Apple trees, Ellijay, Georgia
I was too tired to visit the Lumpkin County Cemetery but really wanted to see Mt. Hope and the infamous grave site of Harrison Riley, who was reputed to have fathered thirty children but never married and whose tombstone bears the inscription, “Let his faults be buried with his bones.” This kind of fundamentalist fatalism is characteristic of mountain people, and I heard it again when we stopped at a fruit stand on the return trip. I tried to have a conversation with the proprietor, a gray-haired woman in a pink apron who kept looking at me and sizing me up as a ‘come here,’ I just knew. “What do you all do when the apple season ends?” I asked. “We just rest,” she said. I told her the story about my godfather’s grandfather who farmed in the Mississippi Delta during the early part of the 20th century. “He’d have a good crop one year and spend the next one, just sitting and reading,” I told her. “Hmmph,” she answered. “I reckon if he was reading his Bible, he prospered.” End of that story for her. Although I respect Bible reading, I didn’t bother to tell her that he was probably reading a romance novel and that he prospered anyway.

At the Holly Theatre, we watched high schoolers from the Holly Performing Academy enact an 80’s musical, “Fame,” that took us back to the rocking 80’s.

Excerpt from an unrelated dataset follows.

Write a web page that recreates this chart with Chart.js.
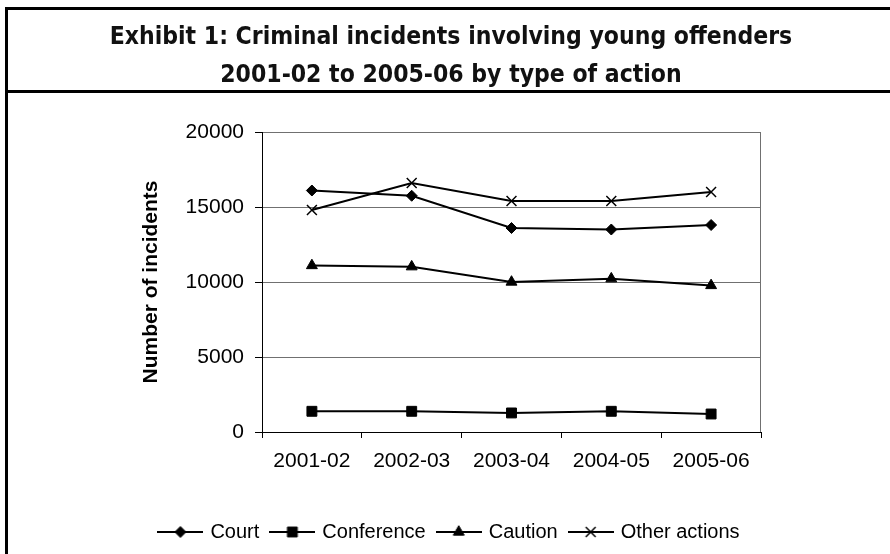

The musical was based on a story about the last graduating class to come through a public alternative high school in New York City that operated from 1948-1984. I certainly never expected to see this famous motion picture and TV series re-enacted in a small north Georgia town in the Appalachians, but we’re always finding serendipity on our week-end jaunts.

We arrived home with bags of peaches, home-grown tomatoes, blueberries, peach jam, and two bottles of BlackStock wine, and immediately turned on the computer, electronic readers, television, and recharged the telephones, hoping the electronic rush would inspire us to escape somewhere on a “bus man’s holiday” again next month.